## What you have to do
Copy the data exactly as it appears, and do not include any pictures.

## Provided data
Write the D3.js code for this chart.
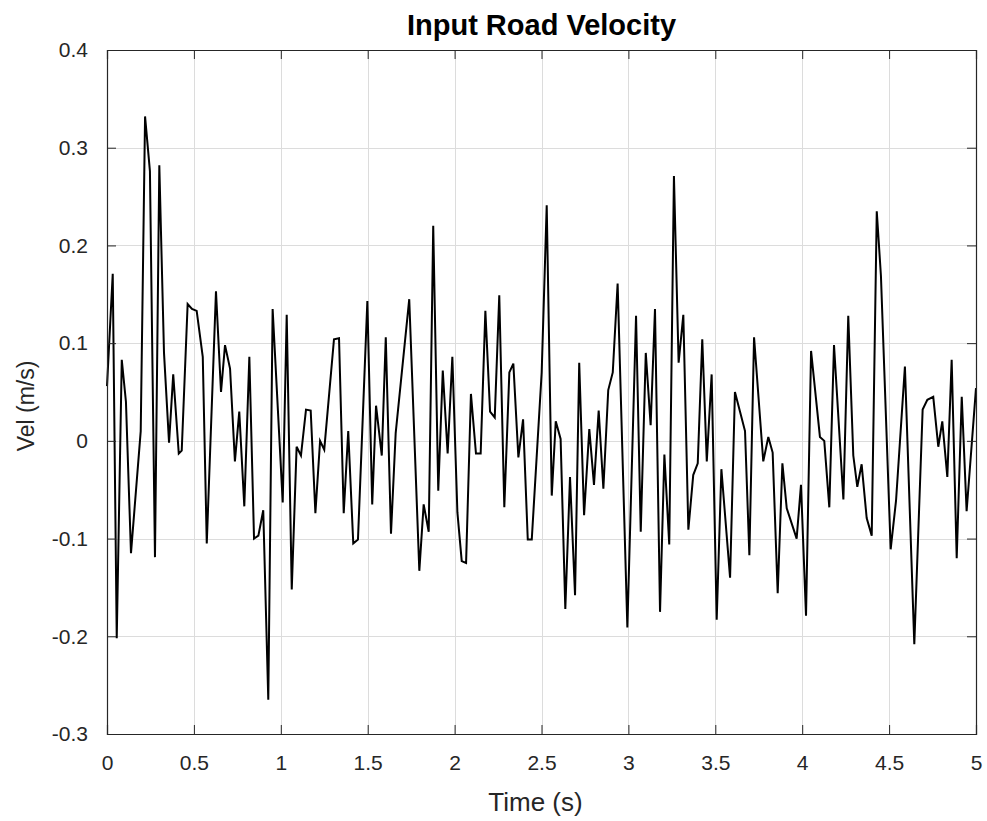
<!DOCTYPE html>
<html><head><meta charset="utf-8">
<script src="https://cdn.jsdelivr.net/npm/d3@7"></script>
<style>body{margin:0;background:#fff}svg{display:block}</style>
</head><body>
<svg id="c" width="987" height="821"></svg>
<script>
const times = [0.0,0.033,0.056,0.085,0.109,0.138,0.194,0.219,0.247,0.276,0.301,0.328,0.357,0.381,0.413,0.430,0.464,0.489,0.516,0.551,0.574,0.627,0.656,0.679,0.708,0.736,0.761,0.790,0.819,0.846,0.871,0.899,0.928,0.953,1.011,1.034,1.063,1.091,1.116,1.145,1.172,1.199,1.226,1.250,1.306,1.335,1.362,1.388,1.417,1.444,1.498,1.526,1.548,1.581,1.604,1.634,1.661,1.739,1.797,1.822,1.851,1.877,1.906,1.932,1.960,1.987,2.016,2.041,2.066,2.094,2.123,2.150,2.177,2.204,2.231,2.257,2.286,2.315,2.338,2.367,2.394,2.421,2.444,2.501,2.530,2.559,2.582,2.610,2.637,2.664,2.693,2.717,2.745,2.775,2.802,2.829,2.856,2.884,2.910,2.938,2.994,3.044,3.071,3.100,3.128,3.153,3.182,3.207,3.235,3.262,3.289,3.316,3.345,3.373,3.399,3.425,3.451,3.479,3.508,3.535,3.585,3.613,3.642,3.671,3.696,3.723,3.776,3.805,3.830,3.859,3.886,3.911,3.968,3.993,4.022,4.051,4.102,4.127,4.156,4.183,4.237,4.265,4.294,4.317,4.342,4.371,4.400,4.429,4.453,4.509,4.540,4.591,4.645,4.693,4.720,4.754,4.783,4.806,4.835,4.860,4.889,4.918,4.946,5.0];
const velocity = [0.056,0.171,-0.202,0.083,0.04,-0.115,0.01,0.332,0.276,-0.119,0.282,0.09,-0.002,0.068,-0.013,-0.01,0.14,0.135,0.133,0.086,-0.105,0.153,0.05,0.098,0.074,-0.021,0.03,-0.067,0.086,-0.1,-0.097,-0.071,-0.265,0.135,-0.063,0.129,-0.152,-0.006,-0.015,0.032,0.031,-0.074,0,-0.009,0.104,0.105,-0.074,0.01,-0.105,-0.101,0.143,-0.065,0.036,-0.015,0.106,-0.095,0.008,0.145,-0.133,-0.065,-0.093,0.22,-0.051,0.072,-0.013,0.086,-0.073,-0.123,-0.125,0.048,-0.013,-0.013,0.133,0.03,0.024,0.149,-0.068,0.07,0.079,-0.017,0.022,-0.101,-0.101,0.07,0.241,-0.056,0.02,0.002,-0.172,-0.037,-0.158,0.08,-0.076,0.012,-0.045,0.031,-0.049,0.052,0.07,0.161,-0.191,0.128,-0.093,0.09,0.016,0.135,-0.175,-0.014,-0.106,0.271,0.08,0.129,-0.091,-0.035,-0.023,0.104,-0.021,0.068,-0.183,-0.029,-0.14,0.05,0.03,0.01,-0.117,0.106,-0.021,0.004,-0.012,-0.156,-0.023,-0.069,-0.1,-0.045,-0.179,0.092,0.004,0.0,-0.068,0.098,-0.06,0.128,-0.015,-0.047,-0.024,-0.079,-0.097,0.235,0.169,-0.111,-0.061,0.076,-0.208,0.032,0.042,0.045,-0.006,0.02,-0.037,0.083,-0.12,0.045,-0.072,0.054];
const xTicks = [0,0.5,1,1.5,2,2.5,3,3.5,4,4.5,5];
const yTicks = [-0.3,-0.2,-0.1,0,0.1,0.2,0.3,0.4];
const titleText = "Input Road Velocity";
const xLabelText = "Time (s)";
const yLabelText = "Vel (m/s)";

const L=107,R=976,T=50,B=734;
const svg=d3.select("#c");
const x=d3.scaleLinear().domain([0,5]).range([L,R]);
const y=d3.scaleLinear().domain([-0.3,0.4]).range([B,T]);
const font="'Liberation Sans', Arial, Helvetica, sans-serif";
const axisCol="#262626";

// grid
const g=svg.append("g");
g.selectAll(".gx").data(xTicks).join("line")
  .attr("x1",d=>Math.round(x(d))+0.5).attr("x2",d=>Math.round(x(d))+0.5)
  .attr("y1",T).attr("y2",B).attr("stroke","#dcdcdc").attr("stroke-width",1);
g.selectAll(".gy").data(yTicks).join("line")
  .attr("y1",d=>Math.round(y(d))+0.5).attr("y2",d=>Math.round(y(d))+0.5)
  .attr("x1",L).attr("x2",R).attr("stroke","#dcdcdc").attr("stroke-width",1);

// line
const pts=times.map((t,i)=>[t,velocity[i]]);
svg.append("path").datum(pts)
  .attr("d",d3.line().x(d=>x(d[0])).y(d=>y(d[1])))
  .attr("fill","none").attr("stroke","#000").attr("stroke-width",2).attr("stroke-linejoin","miter");

// axes
const tl=-9;
const fmt=d=>String(d);
const axB=svg.append("g").attr("transform",`translate(0,${B})`)
  .call(d3.axisBottom(x).tickValues(xTicks).tickSize(tl).tickPadding(21).tickFormat(fmt));
const axT=svg.append("g").attr("transform",`translate(0,${T})`)
  .call(d3.axisTop(x).tickValues(xTicks).tickSize(tl).tickFormat(""));
const axL=svg.append("g").attr("transform",`translate(${L},0)`)
  .call(d3.axisLeft(y).tickValues(yTicks).tickSize(tl).tickPadding(19).tickFormat(fmt));
const axR=svg.append("g").attr("transform",`translate(${R},0)`)
  .call(d3.axisRight(y).tickValues(yTicks).tickSize(tl).tickFormat(""));
[axB,axT,axL,axR].forEach(a=>{
  a.selectAll("path").attr("stroke",axisCol).attr("stroke-width",1.2);
  a.selectAll("line").attr("stroke",axisCol).attr("stroke-width",1);
  a.selectAll("text").attr("fill",axisCol).style("font-family",font).style("font-size","21px");
});

svg.append("text").attr("x",(L+R)/2).attr("y",35).attr("text-anchor","middle")
  .style("font-family",font).style("font-size","29px").style("font-weight","bold").attr("fill","#000")
  .text(titleText);
svg.append("text").attr("x",(L+R)/2-6).attr("y",811).attr("text-anchor","middle")
  .style("font-family",font).style("font-size","26px").attr("fill",axisCol).text(xLabelText);
svg.append("text").attr("transform",`translate(34,${(T+B)/2+14}) rotate(-90)`).attr("text-anchor","middle")
  .style("font-family",font).style("font-size","23px").attr("fill",axisCol).text(yLabelText);
</script>
</body></html>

## Response below
Write the D3.js code for this chart.
<!DOCTYPE html>
<html><head><meta charset="utf-8">
<script src="https://cdn.jsdelivr.net/npm/d3@7"></script>
<style>body{margin:0;background:#fff}svg{display:block}</style>
</head><body>
<svg id="c" width="987" height="821"></svg>
<script>
const times = [0.0,0.033,0.056,0.085,0.109,0.138,0.194,0.219,0.247,0.276,0.301,0.328,0.357,0.381,0.413,0.430,0.464,0.489,0.516,0.551,0.574,0.627,0.656,0.679,0.708,0.736,0.761,0.790,0.819,0.846,0.871,0.899,0.928,0.953,1.011,1.034,1.063,1.091,1.116,1.145,1.172,1.199,1.226,1.250,1.306,1.335,1.362,1.388,1.417,1.444,1.498,1.526,1.548,1.581,1.604,1.634,1.661,1.739,1.797,1.822,1.851,1.877,1.906,1.932,1.960,1.987,2.016,2.041,2.066,2.094,2.123,2.150,2.177,2.204,2.231,2.257,2.286,2.315,2.338,2.367,2.394,2.421,2.444,2.501,2.530,2.559,2.582,2.610,2.637,2.664,2.693,2.717,2.745,2.775,2.802,2.829,2.856,2.884,2.910,2.938,2.994,3.044,3.071,3.100,3.128,3.153,3.182,3.207,3.235,3.262,3.289,3.316,3.345,3.373,3.399,3.425,3.451,3.479,3.508,3.535,3.585,3.613,3.642,3.671,3.696,3.723,3.776,3.805,3.830,3.859,3.886,3.911,3.968,3.993,4.022,4.051,4.102,4.127,4.156,4.183,4.237,4.265,4.294,4.317,4.342,4.371,4.400,4.429,4.453,4.509,4.540,4.591,4.645,4.693,4.720,4.754,4.783,4.806,4.835,4.860,4.889,4.918,4.946,5.0];
const velocity = [0.056,0.171,-0.202,0.083,0.04,-0.115,0.01,0.332,0.276,-0.119,0.282,0.09,-0.002,0.068,-0.013,-0.01,0.14,0.135,0.133,0.086,-0.105,0.153,0.05,0.098,0.074,-0.021,0.03,-0.067,0.086,-0.1,-0.097,-0.071,-0.265,0.135,-0.063,0.129,-0.152,-0.006,-0.015,0.032,0.031,-0.074,0,-0.009,0.104,0.105,-0.074,0.01,-0.105,-0.101,0.143,-0.065,0.036,-0.015,0.106,-0.095,0.008,0.145,-0.133,-0.065,-0.093,0.22,-0.051,0.072,-0.013,0.086,-0.073,-0.123,-0.125,0.048,-0.013,-0.013,0.133,0.03,0.024,0.149,-0.068,0.07,0.079,-0.017,0.022,-0.101,-0.101,0.07,0.241,-0.056,0.02,0.002,-0.172,-0.037,-0.158,0.08,-0.076,0.012,-0.045,0.031,-0.049,0.052,0.07,0.161,-0.191,0.128,-0.093,0.09,0.016,0.135,-0.175,-0.014,-0.106,0.271,0.08,0.129,-0.091,-0.035,-0.023,0.104,-0.021,0.068,-0.183,-0.029,-0.14,0.05,0.03,0.01,-0.117,0.106,-0.021,0.004,-0.012,-0.156,-0.023,-0.069,-0.1,-0.045,-0.179,0.092,0.004,0.0,-0.068,0.098,-0.06,0.128,-0.015,-0.047,-0.024,-0.079,-0.097,0.235,0.169,-0.111,-0.061,0.076,-0.208,0.032,0.042,0.045,-0.006,0.02,-0.037,0.083,-0.12,0.045,-0.072,0.054];
const xTicks = [0,0.5,1,1.5,2,2.5,3,3.5,4,4.5,5];
const yTicks = [-0.3,-0.2,-0.1,0,0.1,0.2,0.3,0.4];
const titleText = "Input Road Velocity";
const xLabelText = "Time (s)";
const yLabelText = "Vel (m/s)";

const L=107,R=976,T=50,B=734;
const svg=d3.select("#c");
const x=d3.scaleLinear().domain([0,5]).range([L,R]);
const y=d3.scaleLinear().domain([-0.3,0.4]).range([B,T]);
const font="'Liberation Sans', Arial, Helvetica, sans-serif";
const axisCol="#262626";

// grid
const g=svg.append("g");
g.selectAll(".gx").data(xTicks).join("line")
  .attr("x1",d=>Math.round(x(d))+0.5).attr("x2",d=>Math.round(x(d))+0.5)
  .attr("y1",T).attr("y2",B).attr("stroke","#dcdcdc").attr("stroke-width",1);
g.selectAll(".gy").data(yTicks).join("line")
  .attr("y1",d=>Math.round(y(d))+0.5).attr("y2",d=>Math.round(y(d))+0.5)
  .attr("x1",L).attr("x2",R).attr("stroke","#dcdcdc").attr("stroke-width",1);

// line
const pts=times.map((t,i)=>[t,velocity[i]]);
svg.append("path").datum(pts)
  .attr("d",d3.line().x(d=>x(d[0])).y(d=>y(d[1])))
  .attr("fill","none").attr("stroke","#000").attr("stroke-width",2).attr("stroke-linejoin","miter");

// axes
const tl=-9;
const fmt=d=>String(d);
const axB=svg.append("g").attr("transform",`translate(0,${B})`)
  .call(d3.axisBottom(x).tickValues(xTicks).tickSize(tl).tickPadding(21).tickFormat(fmt));
const axT=svg.append("g").attr("transform",`translate(0,${T})`)
  .call(d3.axisTop(x).tickValues(xTicks).tickSize(tl).tickFormat(""));
const axL=svg.append("g").attr("transform",`translate(${L},0)`)
  .call(d3.axisLeft(y).tickValues(yTicks).tickSize(tl).tickPadding(19).tickFormat(fmt));
const axR=svg.append("g").attr("transform",`translate(${R},0)`)
  .call(d3.axisRight(y).tickValues(yTicks).tickSize(tl).tickFormat(""));
[axB,axT,axL,axR].forEach(a=>{
  a.selectAll("path").attr("stroke",axisCol).attr("stroke-width",1.2);
  a.selectAll("line").attr("stroke",axisCol).attr("stroke-width",1);
  a.selectAll("text").attr("fill",axisCol).style("font-family",font).style("font-size","21px");
});

svg.append("text").attr("x",(L+R)/2).attr("y",35).attr("text-anchor","middle")
  .style("font-family",font).style("font-size","29px").style("font-weight","bold").attr("fill","#000")
  .text(titleText);
svg.append("text").attr("x",(L+R)/2-6).attr("y",811).attr("text-anchor","middle")
  .style("font-family",font).style("font-size","26px").attr("fill",axisCol).text(xLabelText);
svg.append("text").attr("transform",`translate(34,${(T+B)/2+14}) rotate(-90)`).attr("text-anchor","middle")
  .style("font-family",font).style("font-size","23px").attr("fill",axisCol).text(yLabelText);
</script>
</body></html>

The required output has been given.